James Achurch

Personal information
- Full name: James Dudley Achurch
- Nationality: Australian
- Born: 21 January 1928 Epping, New South Wales
- Died: 5 November 2015 (aged 87) Nambour, Queensland

Sport
- Country: Australia
- Sport: Athletics
- Event: Javelin throw
- Club: Thompson Estate and Eastern Suburbs Athletics

Medal record
Men's athletics
Representing Australia
British Empire and Commonwealth Games
| Gold medal – first place | 1954 Vancouver | Javelin |

= James Achurch =

Australian javelin thrower (1928–2015)

James Dudley Achurch (21 January 1928 - 5 November 2015) was an Australian javelin thrower who competed in the 1956 Summer Olympics. He won the gold medal in the men's javelin throw event at the 1954 British Empire and Commonwealth Games in Vancouver, Canada.

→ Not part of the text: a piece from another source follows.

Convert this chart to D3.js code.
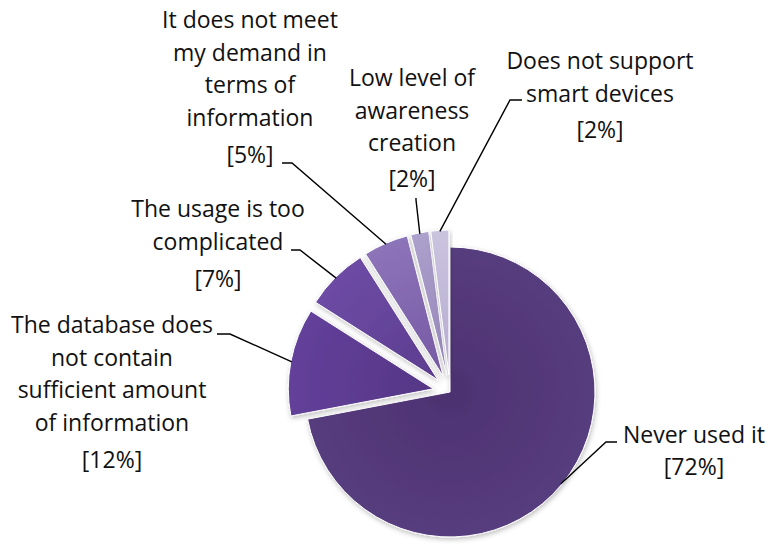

Achurch discovered his talent while growing up on a farm in New South Wales and throwing rocks and rabbits. His father later sold the farm and purchased a tennis center, where James learned to play the game as well.

Over the years, Achurch worked in multiple professions, including running a passionfruit and pineapple farm, as well as a carriage builder, a house painter, and a wardsman, plus running maintenance contracts for Nambour General Hospital.